**Data provided**

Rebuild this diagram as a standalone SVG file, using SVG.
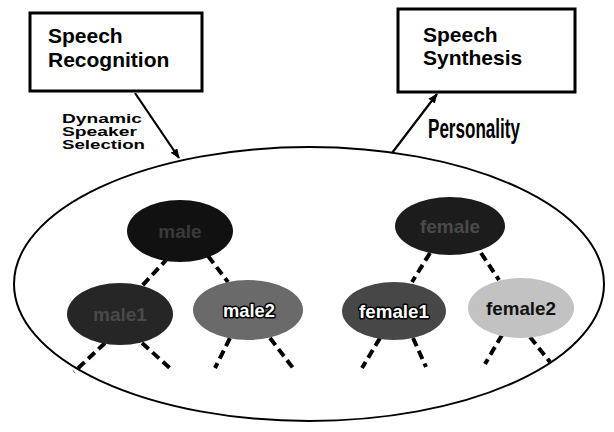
<svg xmlns="http://www.w3.org/2000/svg" width="614" height="432" viewBox="0 0 614 432">
<defs>
<marker id="ah" markerWidth="10" markerHeight="10" refX="9" refY="5" orient="auto" markerUnits="userSpaceOnUse">
<path d="M0,1 L10,5 L0,9 Z" fill="#000"/>
</marker>
<style>
.box{fill:#fff;stroke:#000;stroke-width:3}
.bt{font-family:"Liberation Sans",Arial,sans-serif;font-weight:bold;font-size:21px;fill:#000}
.lbl{font-family:"Liberation Sans",Arial,sans-serif;font-weight:bold;font-size:12.5px;fill:#000}
.pers{font-family:"Liberation Sans",Arial,sans-serif;font-weight:bold;font-size:27px;fill:#000}
.arr{stroke:#000;stroke-width:2.2;fill:none}
.dash{stroke:#000;stroke-width:4;stroke-dasharray:9 5;fill:none}
.nt{font-family:"Liberation Sans",Arial,sans-serif;font-weight:bold;font-size:19px;text-anchor:middle}
.ol{stroke:#000;stroke-width:3;paint-order:stroke;stroke-linejoin:round}
.big{fill:none;stroke:#000;stroke-width:2}
</style>
</defs>
<ellipse class="big" cx="309" cy="284" rx="295" ry="137"/>
<g id="connectors">
<line class="arr" x1="135" y1="93" x2="179" y2="158" marker-end="url(#ah)"/>
<line class="arr" x1="392" y1="153" x2="437" y2="94" marker-end="url(#ah)"/>
<line class="dash" x1="168" y1="258" x2="140" y2="288"/>
<line class="dash" x1="208" y1="256" x2="228" y2="282"/>
<line class="dash" x1="430" y1="253" x2="412" y2="282"/>
<line class="dash" x1="481" y1="253" x2="499" y2="280"/>
<line class="dash" x1="105" y1="343" x2="74" y2="372"/>
<line class="dash" x1="142" y1="343" x2="172" y2="370"/>
<line class="dash" x1="230" y1="338" x2="215" y2="368"/>
<line class="dash" x1="270" y1="338" x2="293" y2="368"/>
<line class="dash" x1="380" y1="338" x2="362" y2="368"/>
<line class="dash" x1="413" y1="338" x2="426" y2="367"/>
<line class="dash" x1="502" y1="335" x2="485" y2="364"/>
<line class="dash" x1="530" y1="337" x2="550" y2="362"/>
<text class="lbl" x="62" y="123" textLength="80" lengthAdjust="spacingAndGlyphs">Dynamic</text>
<text class="lbl" x="62" y="136" textLength="75" lengthAdjust="spacingAndGlyphs">Speaker</text>
<text class="lbl" x="62" y="148.5" textLength="83" lengthAdjust="spacingAndGlyphs">Selection</text>
<text class="pers" x="428" y="138" textLength="92" lengthAdjust="spacingAndGlyphs">Personality</text>
</g>
<g id="speech-recognition">
<rect class="box" x="30" y="13" width="172" height="78"/>
<text class="bt" x="48" y="43">Speech</text>
<text class="bt" x="48" y="67">Recognition</text>
</g>
<g id="speech-synthesis">
<rect class="box" x="398" y="9" width="177" height="83"/>
<text class="bt" x="423" y="42">Speech</text>
<text class="bt" x="423" y="65">Synthesis</text>
</g>
<g id="male">
<ellipse cx="180" cy="231" rx="53" ry="31" fill="#111"/>
<text class="nt" x="180" y="238" fill="#3a3a3a">male</text>
</g>
<g id="female">
<ellipse cx="450" cy="226" rx="55" ry="29" fill="#1c1c1c"/>
<text class="nt" x="450" y="233" fill="#4a4a4a">female</text>
</g>
<g id="male1">
<ellipse cx="120" cy="314" rx="53" ry="31" fill="#262626"/>
<text class="nt" x="120" y="321" fill="#4a4a4a">male1</text>
</g>
<g id="male2">
<ellipse cx="248" cy="310" rx="55" ry="30" fill="#6a6a6a"/>
<text class="nt ol" x="249" y="317" fill="#fff" textLength="52" lengthAdjust="spacingAndGlyphs">male2</text>
</g>
<g id="female1">
<ellipse cx="394" cy="311" rx="52" ry="29" fill="#474747"/>
<text class="nt ol" x="394" y="318" fill="#fff" textLength="70" lengthAdjust="spacingAndGlyphs">female1</text>
</g>
<g id="female2">
<ellipse cx="521" cy="308" rx="53" ry="30" fill="#c2c2c2"/>
<text class="nt" x="521" y="315" fill="#111" textLength="70" lengthAdjust="spacingAndGlyphs">female2</text>
</g>
</svg>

**Written exercise**
Reproduce the material above verbatim; omit every picture.

**Reply to the task**
Rebuild this diagram as a standalone SVG file, using SVG.
<svg xmlns="http://www.w3.org/2000/svg" width="614" height="432" viewBox="0 0 614 432">
<defs>
<marker id="ah" markerWidth="10" markerHeight="10" refX="9" refY="5" orient="auto" markerUnits="userSpaceOnUse">
<path d="M0,1 L10,5 L0,9 Z" fill="#000"/>
</marker>
<style>
.box{fill:#fff;stroke:#000;stroke-width:3}
.bt{font-family:"Liberation Sans",Arial,sans-serif;font-weight:bold;font-size:21px;fill:#000}
.lbl{font-family:"Liberation Sans",Arial,sans-serif;font-weight:bold;font-size:12.5px;fill:#000}
.pers{font-family:"Liberation Sans",Arial,sans-serif;font-weight:bold;font-size:27px;fill:#000}
.arr{stroke:#000;stroke-width:2.2;fill:none}
.dash{stroke:#000;stroke-width:4;stroke-dasharray:9 5;fill:none}
.nt{font-family:"Liberation Sans",Arial,sans-serif;font-weight:bold;font-size:19px;text-anchor:middle}
.ol{stroke:#000;stroke-width:3;paint-order:stroke;stroke-linejoin:round}
.big{fill:none;stroke:#000;stroke-width:2}
</style>
</defs>
<ellipse class="big" cx="309" cy="284" rx="295" ry="137"/>
<g id="connectors">
<line class="arr" x1="135" y1="93" x2="179" y2="158" marker-end="url(#ah)"/>
<line class="arr" x1="392" y1="153" x2="437" y2="94" marker-end="url(#ah)"/>
<line class="dash" x1="168" y1="258" x2="140" y2="288"/>
<line class="dash" x1="208" y1="256" x2="228" y2="282"/>
<line class="dash" x1="430" y1="253" x2="412" y2="282"/>
<line class="dash" x1="481" y1="253" x2="499" y2="280"/>
<line class="dash" x1="105" y1="343" x2="74" y2="372"/>
<line class="dash" x1="142" y1="343" x2="172" y2="370"/>
<line class="dash" x1="230" y1="338" x2="215" y2="368"/>
<line class="dash" x1="270" y1="338" x2="293" y2="368"/>
<line class="dash" x1="380" y1="338" x2="362" y2="368"/>
<line class="dash" x1="413" y1="338" x2="426" y2="367"/>
<line class="dash" x1="502" y1="335" x2="485" y2="364"/>
<line class="dash" x1="530" y1="337" x2="550" y2="362"/>
<text class="lbl" x="62" y="123" textLength="80" lengthAdjust="spacingAndGlyphs">Dynamic</text>
<text class="lbl" x="62" y="136" textLength="75" lengthAdjust="spacingAndGlyphs">Speaker</text>
<text class="lbl" x="62" y="148.5" textLength="83" lengthAdjust="spacingAndGlyphs">Selection</text>
<text class="pers" x="428" y="138" textLength="92" lengthAdjust="spacingAndGlyphs">Personality</text>
</g>
<g id="speech-recognition">
<rect class="box" x="30" y="13" width="172" height="78"/>
<text class="bt" x="48" y="43">Speech</text>
<text class="bt" x="48" y="67">Recognition</text>
</g>
<g id="speech-synthesis">
<rect class="box" x="398" y="9" width="177" height="83"/>
<text class="bt" x="423" y="42">Speech</text>
<text class="bt" x="423" y="65">Synthesis</text>
</g>
<g id="male">
<ellipse cx="180" cy="231" rx="53" ry="31" fill="#111"/>
<text class="nt" x="180" y="238" fill="#3a3a3a">male</text>
</g>
<g id="female">
<ellipse cx="450" cy="226" rx="55" ry="29" fill="#1c1c1c"/>
<text class="nt" x="450" y="233" fill="#4a4a4a">female</text>
</g>
<g id="male1">
<ellipse cx="120" cy="314" rx="53" ry="31" fill="#262626"/>
<text class="nt" x="120" y="321" fill="#4a4a4a">male1</text>
</g>
<g id="male2">
<ellipse cx="248" cy="310" rx="55" ry="30" fill="#6a6a6a"/>
<text class="nt ol" x="249" y="317" fill="#fff" textLength="52" lengthAdjust="spacingAndGlyphs">male2</text>
</g>
<g id="female1">
<ellipse cx="394" cy="311" rx="52" ry="29" fill="#474747"/>
<text class="nt ol" x="394" y="318" fill="#fff" textLength="70" lengthAdjust="spacingAndGlyphs">female1</text>
</g>
<g id="female2">
<ellipse cx="521" cy="308" rx="53" ry="30" fill="#c2c2c2"/>
<text class="nt" x="521" y="315" fill="#111" textLength="70" lengthAdjust="spacingAndGlyphs">female2</text>
</g>
</svg>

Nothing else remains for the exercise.